GIVEN TASK:
Consider the listing below. Extract exactly the lines from the line containing "Output the component" to the line containing "const realSegment: number[][]", both included.

Start

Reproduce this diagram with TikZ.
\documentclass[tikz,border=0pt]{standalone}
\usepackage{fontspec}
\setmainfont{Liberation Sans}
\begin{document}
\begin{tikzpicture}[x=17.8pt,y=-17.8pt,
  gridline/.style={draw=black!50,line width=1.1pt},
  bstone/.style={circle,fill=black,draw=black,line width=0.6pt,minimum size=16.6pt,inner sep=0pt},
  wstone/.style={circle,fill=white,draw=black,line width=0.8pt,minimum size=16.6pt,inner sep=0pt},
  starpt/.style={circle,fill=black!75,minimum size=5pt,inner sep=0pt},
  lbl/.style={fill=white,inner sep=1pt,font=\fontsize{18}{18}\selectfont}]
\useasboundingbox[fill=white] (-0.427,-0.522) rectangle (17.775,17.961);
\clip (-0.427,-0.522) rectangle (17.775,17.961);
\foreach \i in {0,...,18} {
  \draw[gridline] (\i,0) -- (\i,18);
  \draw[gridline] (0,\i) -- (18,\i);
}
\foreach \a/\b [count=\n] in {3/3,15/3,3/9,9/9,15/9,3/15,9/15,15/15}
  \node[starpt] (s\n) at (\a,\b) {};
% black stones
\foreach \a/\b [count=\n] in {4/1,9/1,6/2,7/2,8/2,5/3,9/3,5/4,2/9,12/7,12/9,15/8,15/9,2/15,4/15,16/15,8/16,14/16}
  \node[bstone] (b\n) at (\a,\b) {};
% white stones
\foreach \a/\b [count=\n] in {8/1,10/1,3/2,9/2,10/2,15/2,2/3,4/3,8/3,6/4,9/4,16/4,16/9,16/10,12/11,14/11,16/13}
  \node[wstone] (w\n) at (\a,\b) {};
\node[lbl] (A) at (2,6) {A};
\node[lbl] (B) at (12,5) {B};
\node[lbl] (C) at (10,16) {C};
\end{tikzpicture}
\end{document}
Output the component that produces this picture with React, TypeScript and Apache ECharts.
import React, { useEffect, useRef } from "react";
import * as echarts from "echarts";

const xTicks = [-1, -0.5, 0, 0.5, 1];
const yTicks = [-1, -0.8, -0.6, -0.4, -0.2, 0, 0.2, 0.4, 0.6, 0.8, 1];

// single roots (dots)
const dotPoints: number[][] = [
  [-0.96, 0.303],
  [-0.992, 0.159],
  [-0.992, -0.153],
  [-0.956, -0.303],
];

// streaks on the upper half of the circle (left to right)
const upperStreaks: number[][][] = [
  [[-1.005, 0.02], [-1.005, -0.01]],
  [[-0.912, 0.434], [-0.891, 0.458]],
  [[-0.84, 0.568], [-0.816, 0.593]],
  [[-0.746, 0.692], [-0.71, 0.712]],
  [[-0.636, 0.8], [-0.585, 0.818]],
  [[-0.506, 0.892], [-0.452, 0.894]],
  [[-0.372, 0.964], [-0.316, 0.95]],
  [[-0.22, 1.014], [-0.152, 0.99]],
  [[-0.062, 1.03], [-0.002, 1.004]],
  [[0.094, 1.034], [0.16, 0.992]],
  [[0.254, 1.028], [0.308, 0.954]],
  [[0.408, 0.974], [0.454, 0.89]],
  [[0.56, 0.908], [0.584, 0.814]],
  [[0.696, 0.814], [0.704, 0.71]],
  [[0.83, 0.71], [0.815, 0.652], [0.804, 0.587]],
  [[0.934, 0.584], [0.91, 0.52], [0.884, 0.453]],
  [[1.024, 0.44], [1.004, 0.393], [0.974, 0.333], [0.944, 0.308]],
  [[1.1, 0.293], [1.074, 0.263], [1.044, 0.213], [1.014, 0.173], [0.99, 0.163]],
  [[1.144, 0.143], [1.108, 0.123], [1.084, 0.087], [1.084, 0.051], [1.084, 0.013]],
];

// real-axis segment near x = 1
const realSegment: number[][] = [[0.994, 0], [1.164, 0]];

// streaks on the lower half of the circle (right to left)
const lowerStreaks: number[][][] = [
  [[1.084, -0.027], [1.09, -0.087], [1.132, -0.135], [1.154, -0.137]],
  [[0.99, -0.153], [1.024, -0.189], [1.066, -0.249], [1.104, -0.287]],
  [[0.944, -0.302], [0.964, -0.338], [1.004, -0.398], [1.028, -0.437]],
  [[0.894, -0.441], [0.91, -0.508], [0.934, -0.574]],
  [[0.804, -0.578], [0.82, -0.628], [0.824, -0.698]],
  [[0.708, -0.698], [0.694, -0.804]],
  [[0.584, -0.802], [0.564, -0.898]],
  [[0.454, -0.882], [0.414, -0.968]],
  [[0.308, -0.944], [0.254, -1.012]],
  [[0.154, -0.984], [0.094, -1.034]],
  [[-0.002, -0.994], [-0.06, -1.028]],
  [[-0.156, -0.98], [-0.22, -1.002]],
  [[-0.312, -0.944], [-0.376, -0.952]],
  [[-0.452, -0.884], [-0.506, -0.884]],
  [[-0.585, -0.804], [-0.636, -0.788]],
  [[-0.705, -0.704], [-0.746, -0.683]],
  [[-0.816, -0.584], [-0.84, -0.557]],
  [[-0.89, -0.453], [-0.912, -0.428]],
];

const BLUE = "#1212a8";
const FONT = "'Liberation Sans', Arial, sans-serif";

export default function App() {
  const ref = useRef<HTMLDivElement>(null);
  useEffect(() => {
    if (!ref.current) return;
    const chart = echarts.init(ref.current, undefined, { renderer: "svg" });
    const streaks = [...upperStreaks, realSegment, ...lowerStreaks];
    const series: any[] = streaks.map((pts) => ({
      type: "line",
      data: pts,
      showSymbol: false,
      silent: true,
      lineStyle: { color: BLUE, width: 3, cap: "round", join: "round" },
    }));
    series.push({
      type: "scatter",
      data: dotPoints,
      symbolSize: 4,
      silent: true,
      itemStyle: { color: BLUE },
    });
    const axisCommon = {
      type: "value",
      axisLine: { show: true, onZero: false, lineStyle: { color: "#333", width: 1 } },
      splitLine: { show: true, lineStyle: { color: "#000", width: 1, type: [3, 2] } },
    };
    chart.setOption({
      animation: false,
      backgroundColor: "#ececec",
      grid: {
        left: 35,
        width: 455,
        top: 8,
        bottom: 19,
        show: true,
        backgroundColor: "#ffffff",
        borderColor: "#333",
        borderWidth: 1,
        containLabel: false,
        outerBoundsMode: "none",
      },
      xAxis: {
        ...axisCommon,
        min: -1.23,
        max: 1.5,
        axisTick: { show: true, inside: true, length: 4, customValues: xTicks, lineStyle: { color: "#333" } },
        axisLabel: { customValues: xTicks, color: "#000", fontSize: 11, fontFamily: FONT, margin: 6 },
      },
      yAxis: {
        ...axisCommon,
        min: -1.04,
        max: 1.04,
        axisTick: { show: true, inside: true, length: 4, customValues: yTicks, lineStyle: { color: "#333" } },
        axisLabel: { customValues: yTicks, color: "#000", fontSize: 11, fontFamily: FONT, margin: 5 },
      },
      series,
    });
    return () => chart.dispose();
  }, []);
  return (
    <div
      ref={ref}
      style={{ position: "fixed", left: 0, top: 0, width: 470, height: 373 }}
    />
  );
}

End
Start

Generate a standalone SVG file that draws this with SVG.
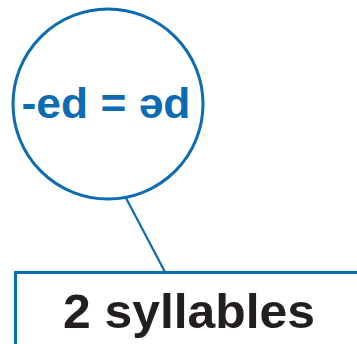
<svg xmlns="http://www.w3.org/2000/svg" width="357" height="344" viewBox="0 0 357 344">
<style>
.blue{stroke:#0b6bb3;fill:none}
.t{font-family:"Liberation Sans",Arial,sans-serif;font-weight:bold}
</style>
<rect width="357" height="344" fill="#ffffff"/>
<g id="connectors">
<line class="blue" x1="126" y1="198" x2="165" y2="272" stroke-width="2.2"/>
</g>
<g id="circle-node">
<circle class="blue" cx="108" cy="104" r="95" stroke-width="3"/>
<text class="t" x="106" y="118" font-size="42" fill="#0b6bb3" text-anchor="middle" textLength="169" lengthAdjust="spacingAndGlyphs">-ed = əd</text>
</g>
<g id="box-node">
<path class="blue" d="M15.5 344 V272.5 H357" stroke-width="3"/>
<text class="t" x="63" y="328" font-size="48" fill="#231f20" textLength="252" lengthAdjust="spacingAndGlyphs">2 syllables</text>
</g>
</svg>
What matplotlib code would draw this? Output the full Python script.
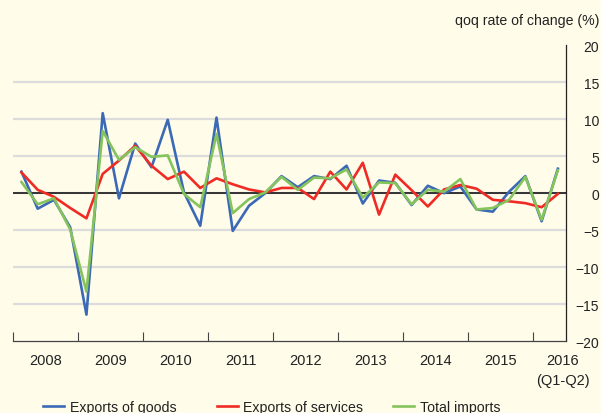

End

OUTPUT FOR THIS EXERCISE:
Output the component that produces this picture with React, TypeScript and Apache ECharts.
import React, { useEffect, useRef } from "react";
import * as echarts from "echarts";

const xTicks = [-1, -0.5, 0, 0.5, 1];
const yTicks = [-1, -0.8, -0.6, -0.4, -0.2, 0, 0.2, 0.4, 0.6, 0.8, 1];

// single roots (dots)
const dotPoints: number[][] = [
  [-0.96, 0.303],
  [-0.992, 0.159],
  [-0.992, -0.153],
  [-0.956, -0.303],
];

// streaks on the upper half of the circle (left to right)
const upperStreaks: number[][][] = [
  [[-1.005, 0.02], [-1.005, -0.01]],
  [[-0.912, 0.434], [-0.891, 0.458]],
  [[-0.84, 0.568], [-0.816, 0.593]],
  [[-0.746, 0.692], [-0.71, 0.712]],
  [[-0.636, 0.8], [-0.585, 0.818]],
  [[-0.506, 0.892], [-0.452, 0.894]],
  [[-0.372, 0.964], [-0.316, 0.95]],
  [[-0.22, 1.014], [-0.152, 0.99]],
  [[-0.062, 1.03], [-0.002, 1.004]],
  [[0.094, 1.034], [0.16, 0.992]],
  [[0.254, 1.028], [0.308, 0.954]],
  [[0.408, 0.974], [0.454, 0.89]],
  [[0.56, 0.908], [0.584, 0.814]],
  [[0.696, 0.814], [0.704, 0.71]],
  [[0.83, 0.71], [0.815, 0.652], [0.804, 0.587]],
  [[0.934, 0.584], [0.91, 0.52], [0.884, 0.453]],
  [[1.024, 0.44], [1.004, 0.393], [0.974, 0.333], [0.944, 0.308]],
  [[1.1, 0.293], [1.074, 0.263], [1.044, 0.213], [1.014, 0.173], [0.99, 0.163]],
  [[1.144, 0.143], [1.108, 0.123], [1.084, 0.087], [1.084, 0.051], [1.084, 0.013]],
];

// real-axis segment near x = 1
const realSegment: number[][] = [[0.994, 0], [1.164, 0]];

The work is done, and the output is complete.